It's all in the intention. My family doesn't generally do gift cards, but my brother (a teacher) used to do book tokens/bookshop gift cards when my children were small, having established with me ahead of time that I would make Going To The Bookshop into a proper outing (no fitting it around other errands that didn't interest children, no nagging at them to hurry up, they could choose what they wanted and I wouldn't argue unless they were trying to buy something borderline illegal, hot chocolate and cake in the coffee shop afterwards). My sister on one occasion gave me a gift card because for a month either side of my birthday she was working stupid hours miles from shops and without internet access, but she spelled out that I wasn't to buy household stuff with it, I was to spend it on myself, not on the children, and on a Genuine Treat, like the lipstick brand or face cream that I normally pass by as too expensive, and afterwards I had to tell her what she had got me.

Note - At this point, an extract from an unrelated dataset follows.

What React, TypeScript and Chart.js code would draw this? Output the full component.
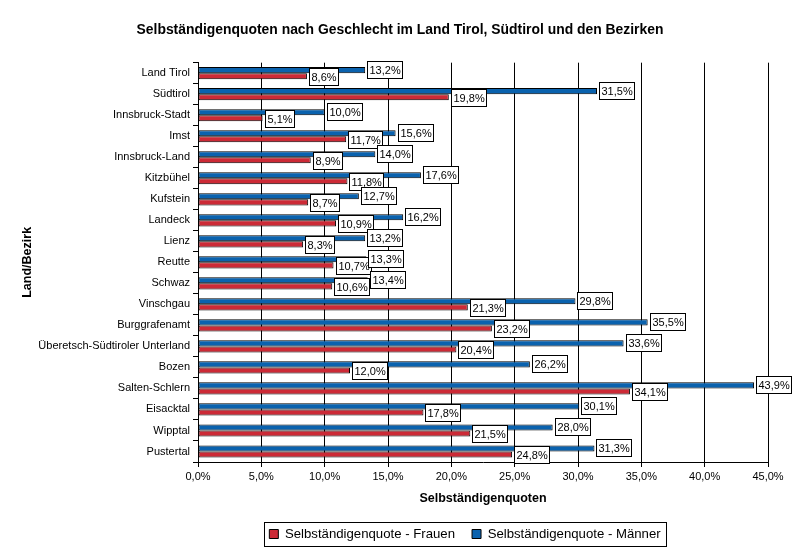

That same sister gives the Elder Chick a supermarket gift card. He's a student, and her instruction to him is that while he can spend it on own brand pasta and cheap toilet roll if he needs to, she would like him to get something to make himself feel good, whether one packet of expensive biscuits, or an evening's worth of nibbles and snacks for him and his friends on the Dr Who DVD marathon.
My FIL gives him cash and while it's always welcome, both the Chicks know perfectly well that it's because Grandad has no idea what they need or want, and isn't interested in finding out. The Chicks say all that's polite but there's no real warmth on either side. I used to insist that they telephone later to tell Grandad what they had bought, but he wasn't interested in that either and wouldn't maintain the conversation with them.
I suppose what I'm trying to say is that sometimes a gift card is a gift and sometimes it's not.